La souveraineté nationale à l’épreuve de l’intelligence artificielle globalisée : entre résistance et réinvention

dimanche 14 septembre 2025

Point de vue

À l’ère de l’intelligence artificielle (IA) et des métavers, la souveraineté nationale, traditionnellement ancrée dans le contrôle d’un territoire et de ses ressources, se trouve confrontée à une double mutation : d’un côté, la pression d’une technologie globalisée ; de l’autre, l’effacement progressif des frontières entre le réel et le virtuel. Ces défis, à la fois politiques, économiques et éthiques, redéfinissent ce que signifie « résister » pour les États, en particulier dans un Sud global en quête d’autonomie stratégique.

LA SOUVERAINETÉ DES DONNÉES : NOUVEAU CHAMP DE BATAILLE GÉOPOLITIQUE

L’IA, moteur de la quatrième révolution industrielle, repose sur un carburant intangible mais vital : les données. Ces dernières, qu’elles soient personnelles, industrielles ou militaires, sont devenues un enjeu de pouvoir. Face aux géants technologiques (Google, Meta, Alibaba) et aux rivalités entre puissances, les États renforcent leur arsenal juridique pour protéger ce « pétrole du XXIᵉ siècle ». La Chine, par exemple, verrouille l’exportation de ses données via le Cybersecurity Law, tandis que l’Union européenne impose le RGPD, un rempart contre l’exploitation prédatrice des données par des acteurs étrangers.
En Afrique, cette dynamique prend une dimension particulière.
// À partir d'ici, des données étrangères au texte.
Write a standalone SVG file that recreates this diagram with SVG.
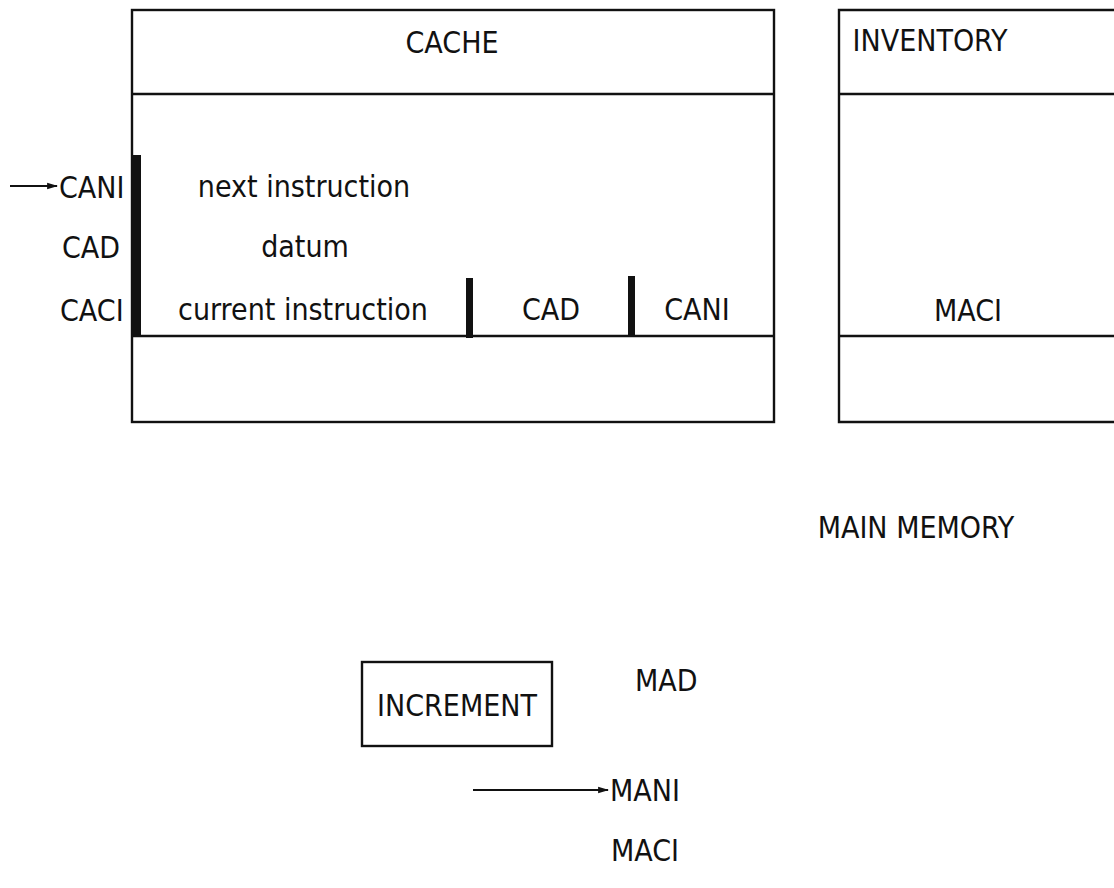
<svg xmlns="http://www.w3.org/2000/svg" width="1114" height="888" viewBox="0 0 1114 888">
  <defs>
    <style>
      .box { fill: none; stroke: #111; stroke-width: 2.4; }
      .rule { stroke: #111; stroke-width: 2.4; }
      .bar { fill: #111; }
      .lbl { font-family: "DejaVu Sans Condensed", "DejaVu Sans", sans-serif; font-size: 30px; fill: #111; }
      .mid { text-anchor: middle; }
      .conn { stroke: #111; stroke-width: 2.2; fill: none; }
    </style>
    <marker id="head" viewBox="0 0 10 10" refX="9" refY="5" markerWidth="5" markerHeight="5" orient="auto">
      <path d="M0,2 L10,5 L0,8 z" fill="#111"/>
    </marker>
  </defs>
  <rect width="1114" height="888" fill="#fff"/>

  <!-- cache block: header, register rows, lower field -->
  <g id="cache">
    <rect class="box" x="132" y="10" width="642" height="412"/>
    <line class="rule" x1="132" y1="94" x2="774" y2="94"/>
    <line class="rule" x1="132" y1="336" x2="774" y2="336"/>
    <rect class="bar" x="133" y="155" width="8" height="182"/>
    <rect class="bar" x="466" y="278" width="7" height="60"/>
    <rect class="bar" x="628" y="276" width="7" height="61"/>
    <text class="lbl mid" x="452" y="53">CACHE</text>
    <text class="lbl mid" x="304" y="197">next instruction</text>
    <text class="lbl mid" x="305" y="257">datum</text>
    <text class="lbl mid" x="303" y="320">current instruction</text>
    <text class="lbl mid" x="551" y="320">CAD</text>
    <text class="lbl mid" x="697" y="320">CANI</text>
  </g>

  <!-- register names beside the cache -->
  <g id="cache-registers">
    <text class="lbl" x="59" y="198">CANI</text>
    <text class="lbl" x="62" y="258">CAD</text>
    <text class="lbl" x="60" y="321">CACI</text>
  </g>

  <!-- inventory block, running off the right edge -->
  <g id="inventory">
    <path class="box" d="M1116,10 H839 V422 H1116"/>
    <line class="rule" x1="839" y1="94" x2="1116" y2="94"/>
    <line class="rule" x1="839" y1="336" x2="1116" y2="336"/>
    <text class="lbl mid" x="930" y="51">INVENTORY</text>
    <text class="lbl mid" x="968" y="321">MACI</text>
  </g>

  <g id="main-memory">
    <text class="lbl mid" x="916" y="538">MAIN MEMORY</text>
  </g>

  <g id="increment">
    <rect class="box" x="362" y="662" width="190" height="84"/>
    <text class="lbl mid" x="457" y="716">INCREMENT</text>
  </g>

  <g id="main-registers">
    <text class="lbl" x="635" y="691">MAD</text>
    <text class="lbl" x="610" y="801">MANI</text>
    <text class="lbl" x="611" y="861">MACI</text>
  </g>

  <g id="connectors">
    <line class="conn" x1="10" y1="186" x2="57" y2="186" marker-end="url(#head)"/>
    <line class="conn" x1="473" y1="790" x2="608" y2="790" marker-end="url(#head)"/>
  </g>
</svg>
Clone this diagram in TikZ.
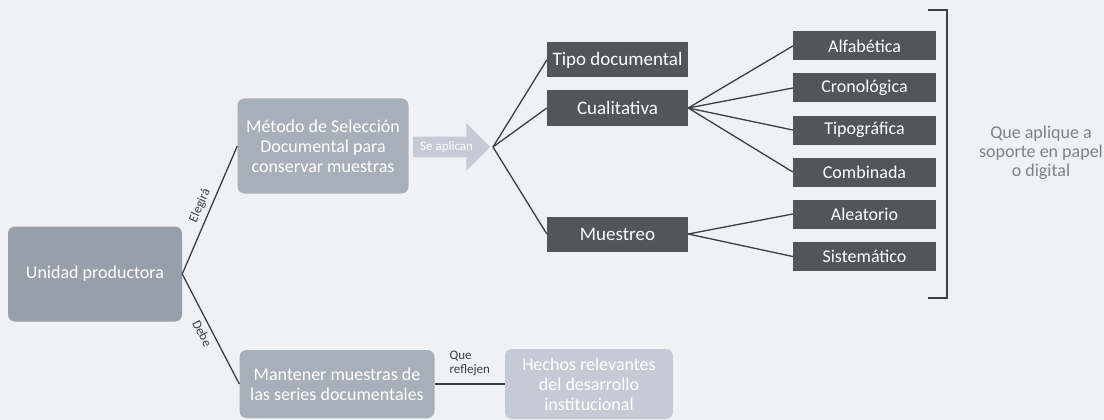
\documentclass[tikz,border=0pt]{standalone}
\usepackage{fontspec}
\setmainfont{Carlito}
\usetikzlibrary{positioning,shapes.arrows}
\definecolor{bgpaper}{HTML}{EEF2F6}
\definecolor{midgray}{HTML}{979FA9}
\definecolor{lightgray}{HTML}{A7AFB8}
\definecolor{palegray}{HTML}{C4CBD4}
\definecolor{darkgray}{HTML}{50565C}
\definecolor{inkgray}{HTML}{3A3F45}
\definecolor{notegray}{HTML}{7C828A}
\tikzset{
    soft/.style ={
        shape=rectangle,
        rounded corners=7pt,
        fill=midgray,
        text=white,
        align=center,
        font=\fontsize{18}{20}\selectfont,
        inner sep=0pt
    },
    dark/.style ={
        shape=rectangle,
        fill=darkgray,
        text=white,
        font=\fontsize{19}{21}\selectfont,
        inner sep=0pt
    },
    leaf/.style ={
        dark,
        minimum width=143pt,
        minimum height=29pt,
        font=\fontsize{18}{20}\selectfont
    },
    mid/.style ={
        dark,
        minimum width=141pt,
        minimum height=35pt
    },
    link/.style ={
        draw=inkgray,
        line width=1.3pt
    },
    tag/.style ={
        font=\fontsize{13}{14}\selectfont,
        text=inkgray
    }
}

\begin{document}
\begin{tikzpicture}[x=1pt,y=-1pt]
    \fill[bgpaper] (0,0) rectangle (1104,420);
    \useasboundingbox (0,0) rectangle (1104,420);
    \node[soft,minimum width=174pt,minimum height=95pt] (unidad) at(95,274) {Unidad productora};
    \node[soft,fill=lightgray,minimum width=171pt,minimum height=95pt] (metodo) at(323,146) {Método de Selección\\Documental para\\conservar muestras};
    \node[soft,fill=lightgray,minimum width=195pt,minimum height=68pt] (mantener) at(337,384) {Mantener muestras de\\las series documentales};
    \node[soft,fill=palegray,minimum width=168pt,minimum height=70pt] (hechos) at(589,384) {Hechos relevantes\\del desarrollo\\institucional};
    \node[single arrow,fill=palegray,text=white,font=\fontsize{13}{14}\selectfont,
        minimum height=77pt,inner xsep=2pt,inner ysep=4.5pt,
        single arrow head extend=13.5pt,anchor=tail] (aplica) at(413,147) {Se aplican};
    \coordinate (fork) at(493,147);
    \node[mid] (tipo) at(617.5,60) {Tipo documental};
    \node[mid] (cuali) at(617.5,108) {Cualitativa};
    \node[mid] (muestreo) at(617.5,234) {Muestreo};
    \node[leaf] (alfa) at(864.5,46) {Alfabética};
    \node[leaf] (crono) at(864.5,88) {Cronológica};
    \node[leaf] (tipog) at(864.5,130) {Tipográfica};
    \node[leaf] (combi) at(864.5,172) {Combinada};
    \node[leaf] (alea) at(864.5,214) {Aleatorio};
    \node[leaf] (siste) at(864.5,256.5) {Sistemático};
    \coordinate (btop) at(947,10);
    \coordinate (bbot) at(947,298);
    \node[text=notegray,align=center,font=\fontsize{18}{19}\selectfont] (nota) at(1041,153) {Que aplique a\\soporte en papel\\o digital};
    % conectores
    \draw[link] (unidad.east) -- node[tag,midway,above=1pt,sloped] {Elegirá} (metodo.west);
    \draw[link] (unidad.east) -- node[tag,midway,below=1pt,sloped] {Debe} (mantener.west);
    \draw[link] (mantener.east) -- node[tag,midway,above=4pt,align=left] {Que\\reflejen} (hechos.west);
    \draw[link] (fork) -- (tipo.west);
    \draw[link] (fork) -- (cuali.west);
    \draw[link] (fork) -- (muestreo.west);
    \draw[link] (cuali.east) -- (alfa.west);
    \draw[link] (cuali.east) -- (crono.west);
    \draw[link] (cuali.east) -- (tipog.west);
    \draw[link] (cuali.east) -- (combi.west);
    \draw[link] (muestreo.east) -- (alea.west);
    \draw[link] (muestreo.east) -- (siste.west);
    \draw[link] ([xshift=-19pt]btop) -- (btop) -- (bbot) -- ([xshift=-19pt]bbot);
\end{tikzpicture}
\end{document}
Alors que le continent devient un terrain de conquête pour les multinationales du numérique, des initiatives émergent pour contrer une nouvelle forme de colonialisme « dataïque ». Le Data Policy Framework de l’Union africaine (2022) vise à harmoniser les réglementations tout en promouvant une gestion panafricaine des données, essentielle pour éviter que les algorithmes globaux reproduisent des biais néocoloniaux. Le Rwanda, pionnier, a lancé, en 2023, un centre d’IA visant à former des experts locaux et à développer des applications adaptées aux priorités nationales, comme l’agriculture ou la santé.

LE SÉNÉGAL ET LE « NEW DEAL TECHNOLOGIQUE » : UN LABORATOIRE DE SOUVERAINETÉ NUMÉRIQUE

Dans ce paysage, le Sénégal vient de marquer un tournant avec son « New Deal Technologique », annoncé en 2023. Ce programme ambitieux vise à faire du pays un hub numérique ouest-africain, combinant infrastructure, formation et innovation locale. Concrètement, il inclut :

•⁠ ⁠la construction de centres de données nationaux à Diamniadio pour héberger les données sensibles et réduire la dépendance vis-à-vis des serveurs étrangers ;
•⁠ ⁠la création d’un Institut sénégalais de l’IA (ISIA), en partenariat avec des universités locales et des acteurs comme l’UNESCO, pour former 10 000 spécialistes d’ici 2030.
•⁠ ⁠Un fonds d’investissement dédié aux start-up africaines, avec un accent sur les solutions d’IA adaptées aux défis locaux (gestion de l’eau, agroécologie, santé préventive).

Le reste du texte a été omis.